Edwin Poots said 150,000 lives may have been saved by the prohibition of most terminations in the region in recent decades and added those infringing legislation containing strict conditions for abortion could face life imprisonment.
The Marie Stopes Clinic is due to open in Belfast on Thursday.
Mr Poots told the Assembly: "If individuals carry out abortions outside of the legislation then they are breaking the criminal law and subject to sentences of up to life imprisonment.
"Those within the Marie Stopes Clinic would be well advised to observe the law.

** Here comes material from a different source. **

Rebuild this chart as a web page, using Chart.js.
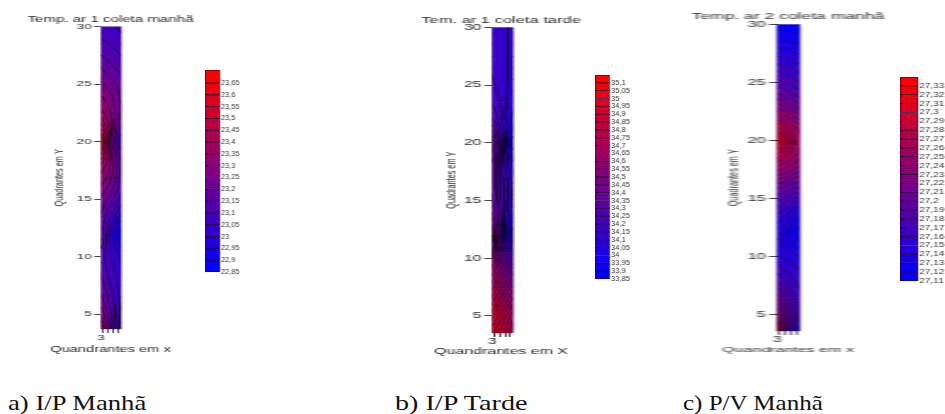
<!DOCTYPE html>
<html>
  <head>
    <meta charset="utf-8" />
    <script src="https://cdn.jsdelivr.net/npm/chart.js@4/dist/chart.umd.js"></script>
    <style>
      body { margin: 0; background: #fff; overflow: hidden; }
      .panel { position: absolute; top: 0; transform-origin: 0 0; filter: blur(0.4px); }
      .caption {
        position: absolute; top: 391px; transform-origin: 0 0; white-space: nowrap;
        font: 21px 'Liberation Serif', serif; color: #111;
      }
    </style>
  </head>

  <body>
    <div class="caption" style="left: 8px; transform: scaleX(1.27)">a) I/P Manhã</div>
    <div class="caption" style="left: 395px; transform: scaleX(1.34)">b) I/P Tarde</div>
    <div class="caption" style="left: 683px; transform: scaleX(1.19)">c) P/V Manhã</div>
    <script>
      // rows run top to bottom, columns left to right; last row is the bottom edge of the strip
      const rowsY = [30, 29, 28, 27, 26, 25, 24, 23, 22, 21, 20, 19, 18, 17, 16, 15, 14, 13, 12, 11, 10, 9, 8, 7, 6, 5, 3.5];
      const colsX = [3, 3.25, 3.5, 3.75, 4];
      const yTicks = [5, 10, 15, 20, 25, 30];

      const tempA = [
        [23.07, 23.06, 23.05, 23.05, 23.04],
        [23.10, 23.09, 23.08, 23.07, 23.06],
        [23.13, 23.12, 23.11, 23.10, 23.09],
        [23.17, 23.16, 23.14, 23.13, 23.11],
        [23.22, 23.20, 23.18, 23.16, 23.15],
        [23.26, 23.24, 23.22, 23.20, 23.17],
        [23.30, 23.28, 23.26, 23.22, 23.19],
        [23.34, 23.32, 23.28, 23.24, 23.20],
        [23.41, 23.36, 23.31, 23.25, 23.18],
        [23.51, 23.42, 23.32, 23.22, 23.13],
        [23.66, 23.46, 23.28, 23.16, 23.04],
        [23.51, 23.41, 23.31, 23.21, 23.12],
        [23.40, 23.35, 23.29, 23.22, 23.15],
        [23.34, 23.31, 23.26, 23.21, 23.14],
        [23.29, 23.26, 23.22, 23.17, 23.12],
        [23.24, 23.21, 23.17, 23.13, 23.08],
        [23.21, 23.16, 23.12, 23.07, 23.01],
        [23.18, 23.13, 23.07, 23.00, 22.93],
        [23.17, 23.10, 23.01, 22.94, 22.88],
        [23.16, 23.10, 23.04, 22.99, 22.94],
        [23.13, 23.09, 23.05, 23.02, 22.99],
        [23.13, 23.10, 23.07, 23.04, 23.01],
        [23.16, 23.12, 23.08, 23.05, 23.02],
        [23.19, 23.15, 23.11, 23.06, 23.03],
        [23.23, 23.18, 23.13, 23.08, 23.04],
        [23.29, 23.22, 23.16, 23.09, 23.04],
        [23.47, 23.30, 23.16, 23.09, 23.03],
      ];
      const tempB = [
        [34.13, 34.12, 34.11, 34.10, 34.09],
        [34.13, 34.12, 34.11, 34.10, 34.09],
        [34.14, 34.13, 34.12, 34.10, 34.09],
        [34.14, 34.13, 34.12, 34.10, 34.08],
        [34.15, 34.14, 34.12, 34.10, 34.08],
        [34.16, 34.14, 34.12, 34.10, 34.07],
        [34.18, 34.16, 34.13, 34.09, 34.06],
        [34.21, 34.18, 34.14, 34.09, 34.05],
        [34.26, 34.21, 34.15, 34.09, 34.03],
        [34.36, 34.27, 34.17, 34.07, 33.98],
        [34.50, 34.35, 34.18, 34.03, 33.90],
        [34.38, 34.30, 34.20, 34.08, 33.98],
        [34.34, 34.28, 34.20, 34.11, 34.02],
        [34.34, 34.28, 34.21, 34.14, 34.06],
        [34.34, 34.28, 34.22, 34.15, 34.08],
        [34.36, 34.29, 34.22, 34.15, 34.08],
        [34.40, 34.32, 34.23, 34.14, 34.05],
        [34.50, 34.38, 34.24, 34.10, 33.98],
        [34.70, 34.45, 34.25, 34.05, 33.88],
        [34.62, 34.48, 34.32, 34.18, 34.05],
        [34.62, 34.52, 34.41, 34.32, 34.24],
        [34.68, 34.60, 34.51, 34.44, 34.36],
        [34.76, 34.68, 34.60, 34.52, 34.45],
        [34.84, 34.76, 34.68, 34.60, 34.54],
        [34.92, 34.84, 34.76, 34.69, 34.62],
        [35.00, 34.92, 34.84, 34.77, 34.70],
        [35.12, 35.02, 34.93, 34.85, 34.76],
      ];
      const tempC = [
        [27.115, 27.114, 27.114, 27.113, 27.112],
        [27.126, 27.125, 27.124, 27.123, 27.122],
        [27.140, 27.138, 27.136, 27.135, 27.133],
        [27.154, 27.152, 27.150, 27.147, 27.145],
        [27.170, 27.167, 27.164, 27.161, 27.158],
        [27.184, 27.181, 27.178, 27.174, 27.170],
        [27.202, 27.198, 27.194, 27.190, 27.184],
        [27.225, 27.220, 27.214, 27.208, 27.202],
        [27.253, 27.246, 27.239, 27.232, 27.225],
        [27.285, 27.276, 27.264, 27.256, 27.248],
        [27.312, 27.298, 27.278, 27.262, 27.252],
        [27.285, 27.276, 27.264, 27.256, 27.248],
        [27.255, 27.250, 27.245, 27.240, 27.234],
        [27.230, 27.226, 27.222, 27.216, 27.211],
        [27.202, 27.200, 27.196, 27.192, 27.190],
        [27.184, 27.180, 27.175, 27.170, 27.165],
        [27.165, 27.160, 27.154, 27.148, 27.142],
        [27.151, 27.146, 27.138, 27.130, 27.124],
        [27.145, 27.138, 27.128, 27.120, 27.112],
        [27.145, 27.141, 27.136, 27.130, 27.124],
        [27.151, 27.149, 27.146, 27.143, 27.140],
        [27.165, 27.160, 27.156, 27.152, 27.149],
        [27.179, 27.172, 27.165, 27.160, 27.156],
        [27.197, 27.187, 27.177, 27.168, 27.161],
        [27.218, 27.203, 27.188, 27.175, 27.165],
        [27.243, 27.223, 27.200, 27.182, 27.165],
        [27.290, 27.245, 27.195, 27.160, 27.140],
      ];

      const levelsA = [22.85, 22.9, 22.95, 23, 23.05, 23.1, 23.15, 23.2, 23.25, 23.3, 23.35, 23.4, 23.45, 23.5, 23.55, 23.6, 23.65];
      const levelsB = [33.85, 33.9, 33.95, 34, 34.05, 34.1, 34.15, 34.2, 34.25, 34.3, 34.35, 34.4, 34.45, 34.5, 34.55, 34.6, 34.65, 34.7, 34.75, 34.8, 34.85, 34.9, 34.95, 35, 35.05, 35.1];
      const levelsC = [27.11, 27.12, 27.13, 27.14, 27.15, 27.16, 27.17, 27.18, 27.19, 27.2, 27.21, 27.22, 27.23, 27.24, 27.25, 27.26, 27.27, 27.28, 27.29, 27.3, 27.31, 27.32, 27.33];

      const FONT = "'Liberation Sans', Arial, sans-serif";
      const TEXT = '#2a2a2a';

      function mix(f) {
        const t = Math.max(0, Math.min(1, f));
        return `rgb(${Math.round(255 * t)},0,${Math.round(255 * (1 - t))})`;
      }

      function makeCanvas(left, width, scale) {
        const div = document.createElement('div');
        div.className = 'panel';
        div.style.left = left + 'px';
        div.style.transform = `scaleX(${scale})`;
        const canvas = document.createElement('canvas');
        canvas.width = Math.round(width / scale);
        canvas.height = 414;
        div.appendChild(canvas);
        document.body.appendChild(div);
        return canvas;
      }

      // iso lines of the read grid, one line dataset with gaps between the pieces
      function isoLines(field, levels) {
        const pts = [];
        const cross = (x0, y0, v0, x1, y1, v1, lvl, out) => {
          if (v0 < lvl !== v1 < lvl) {
            const t = (lvl - v0) / (v1 - v0);
            out.push({ x: x0 + (x1 - x0) * t, y: y0 + (y1 - y0) * t });
          }
        };
        levels.forEach((lvl) => {
          for (let r = 0; r < rowsY.length - 1; r++) {
            for (let c = 0; c < colsX.length - 1; c++) {
              const x0 = colsX[c], x1 = colsX[c + 1], y0 = rowsY[r], y1 = rowsY[r + 1];
              const a = field[r][c], b = field[r][c + 1], d = field[r + 1][c + 1], e = field[r + 1][c];
              const out = [];
              cross(x0, y0, a, x1, y0, b, lvl, out);
              cross(x1, y0, b, x1, y1, d, lvl, out);
              cross(x1, y1, d, x0, y1, e, lvl, out);
              cross(x0, y1, e, x0, y0, a, lvl, out);
              for (let i = 0; i + 1 < out.length; i += 2) {
                pts.push(out[i], out[i + 1], { x: out[i].x, y: NaN });
              }
            }
          }
        });
        return pts;
      }

      const areaBorder = {
        id: 'areaBorder',
        afterDatasetsDraw(chart) {
          const { ctx, chartArea: a } = chart;
          ctx.save();
          ctx.strokeStyle = 'rgba(50,10,70,0.65)';
          ctx.lineWidth = 0.45;
          ctx.strokeRect(a.left, a.top, a.right - a.left, a.bottom - a.top);
          ctx.restore();
        },
      };

      function drawStrip(o) {
        const canvas = makeCanvas(o.left, o.width, o.scale);
        const top = o.levels[o.levels.length - 1] + (o.levels[1] - o.levels[0]);
        const low = o.levels[0];
        const rowEdge = (r) => (r < 0 ? 31 : r >= rowsY.length - 1 ? 3 : (rowsY[r] + rowsY[r + 1]) / 2);
        const datasets = rowsY.map((y, r) => ({
          type: 'bar',
          order: 1,
          grouped: false,
          barPercentage: 1,
          categoryPercentage: 1,
          backgroundColor: colsX.map((x, c) => mix((o.field[r][c] - low) / (top - low))),
          data: colsX.map((x) => ({ x, y: [rowEdge(r), rowEdge(r - 1)] })),
        }));
        datasets.push({
          type: 'line',
          order: 0,
          data: isoLines(o.field, o.levels),
          borderColor: 'rgba(10,0,20,0.75)',
          borderWidth: 0.6,
          pointRadius: 0,
          tension: 0,
          spanGaps: false,
        });
        const xHeight = 14;
        const xLine = o.xTitleSize * 1.2;
        const yTitleLine = 7.3 * 1.2;
        new Chart(canvas.getContext('2d'), {
          type: 'bar',
          data: { datasets },
          plugins: [areaBorder],
          options: {
            responsive: false,
            animation: false,
            layout: {
              padding: { left: 0, right: 0, top: o.titleTop, bottom: 414 - o.xTitleY - xLine / 2 },
            },
            plugins: {
              legend: { display: false },
              tooltip: { enabled: false },
              title: {
                display: true,
                text: o.title,
                color: TEXT,
                font: { family: FONT, size: o.titleSize, weight: 'normal' },
                padding: { top: 0, bottom: o.titleGap },
              },
              subtitle: {
                display: true,
                position: 'bottom',
                text: o.xTitle,
                color: TEXT,
                font: { family: FONT, size: o.xTitleSize },
                padding: { top: Math.max(0, o.xTitleY - xLine / 2 - o.stripB - xHeight), bottom: 0 },
              },
            },
            scales: {
              x: {
                type: 'linear',
                offset: false,
                min: colsX[0],
                max: colsX[colsX.length - 1],
                afterFit: (s) => { s.height = xHeight; },
                afterBuildTicks: (s) => { s.ticks = colsX.map((value) => ({ value })); },
                grid: { drawOnChartArea: false, tickLength: 4, tickColor: '#444' },
                border: { display: false },
                ticks: {
                  autoSkip: false,
                  maxRotation: 0,
                  padding: 0,
                  color: TEXT,
                  font: { family: FONT, size: o.tickSize },
                  callback: (v) => (v === 3 ? '3' : ''),
                },
              },
              y: {
                min: o.yMin,
                max: 30,
                afterFit: (s) => { s.width = (o.stripL - o.left) / o.scale; },
                afterBuildTicks: (s) => { s.ticks = yTicks.map((value) => ({ value })); },
                grid: { drawOnChartArea: false, tickLength: 4, tickColor: '#444' },
                border: { display: false },
                ticks: { padding: 1.5, color: TEXT, font: { family: FONT, size: o.tickSize } },
                title: {
                  display: true,
                  text: 'Quadrantes em Y',
                  color: TEXT,
                  padding: { top: (o.yTitleX - o.left) / o.scale - yTitleLine / 2, bottom: 0 },
                  font: { family: FONT, size: 7.3 },
                },
              },
              // empty axis, only keeps the strip narrow and the titles wide
              rightGap: {
                position: 'right',
                afterFit: (s) => { s.width = canvas.width - (o.stripR - o.left) / o.scale; },
                grid: { display: false },
                border: { display: false },
                ticks: { display: false },
              },
            },
          },
        });
      }

      function drawLegend(o) {
        const canvas = makeCanvas(o.left, o.barW + 40 * o.scale, o.scale);
        const barW = o.barW / o.scale;
        const edges = o.levels.concat([o.topEdge]);
        const datasets = o.levels.map((lvl, i) => ({
          grouped: false,
          barPercentage: 1,
          categoryPercentage: 1,
          borderSkipped: false,
          borderWidth: 0.8,
          borderColor: 'rgb(40,0,50)',
          backgroundColor: mix(i / (o.levels.length - 1)),
          data: [[lvl, edges[i + 1]]],
        }));
        new Chart(canvas.getContext('2d'), {
          type: 'bar',
          data: { labels: [''], datasets },
          options: {
            responsive: false,
            animation: false,
            layout: { padding: { left: 0, right: canvas.width - barW - 32, top: o.top, bottom: 414 - o.bottom } },
            plugins: { legend: { display: false }, tooltip: { enabled: false } },
            scales: {
              x: { display: false },
              y: {
                position: 'right',
                min: o.levels[0],
                max: o.topEdge,
                afterFit: (s) => { s.width = 32; },
                afterBuildTicks: (s) => { s.ticks = o.levels.map((value) => ({ value })); },
                grid: { display: false, drawTicks: false },
                border: { display: false },
                ticks: {
                  autoSkip: false,
                  padding: 1,
                  color: '#333',
                  font: { family: FONT, size: 7.2 },
                  callback: (v) => String(Number(v.toFixed(2))).replace('.', ','),
                },
              },
            },
          },
        });
      }

      drawStrip({
        left: 0, width: 221, scale: 1.7, stripL: 101, stripR: 121, stripB: 329, yMin: 3.7, yTitleX: 59,
        xTitleY: 350, titleTop: 14, titleGap: 2, titleSize: 8.9, xTitleSize: 8.65, tickSize: 8,
        title: 'Temp. ar 1 coleta manhã', xTitle: 'Quandrantes em x', field: tempA, levels: levelsA,
      });
      drawStrip({
        left: 351, width: 300, scale: 1.9, stripL: 492, stripR: 513, stripB: 334, yMin: 3.53, yTitleX: 451,
        xTitleY: 352, titleTop: 15, titleGap: 2, titleSize: 8.7, xTitleSize: 8.4, tickSize: 8.4,
        title: 'Tem. ar 1 coleta tarde', xTitle: 'Quandrantes em X', field: tempB, levels: levelsB,
      });
      drawStrip({
        left: 688, width: 200, scale: 2, stripL: 777, stripR: 800, stripB: 331, yMin: 3.62, yTitleX: 734,
        xTitleY: 350, titleTop: 11, titleGap: 3, titleSize: 8.75, xTitleSize: 8, tickSize: 8.4,
        title: 'Temp. ar 2 coleta manhã', xTitle: 'Quandrantes em x', field: tempC, levels: levelsC,
      });

      drawLegend({ left: 205, barW: 15, scale: 1.02, top: 70, bottom: 272, levels: levelsA, topEdge: 23.705 });
      drawLegend({ left: 595, barW: 15, scale: 1.05, top: 75, bottom: 279, levels: levelsB, topEdge: 35.15 });
      drawLegend({ left: 900, barW: 18, scale: 1.4, top: 77, bottom: 281, levels: levelsC, topEdge: 27.34 });
    </script>
  </body>
</html>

If some people think they can get away with not applying it then they may find that the law is not a paper tiger but one with a lot of teeth and I would caution anybody who would seek to challenge that."
He said the health department had twice produced guidelines on the powderkeg issue and twice they had been overturned by the courts, once by the pro-abortion lobby and once by their opponents.
"It is very difficult therefore to ensure that they are bomb-proof in terms of judicial review," he said.
He added the department would make every effort to ensure full and adequate regulation is applied to Marie Stopes.
"I don't think there is any appetite for abortion on demand in Northern Ireland," he said.
Marie Stopes has said it will provide terminations within Northern Ireland's current legal framework - abortions are not illegal but are very strictly controlled.
Northern Ireland, unlike the rest of the UK, is not covered by an abortion act.
Abortions can be carried out only to preserve the life of the mother, or if continuing the pregnancy would have other serious, permanent physical or mental health effects.
There is thorough assessment of any impact on mental well-being and the woman must consult two clinicians.
The Marie Stopes Clinic has said it will carry out medical, not surgical, procedures only up to nine weeks' gestation and only within the existing legal framework.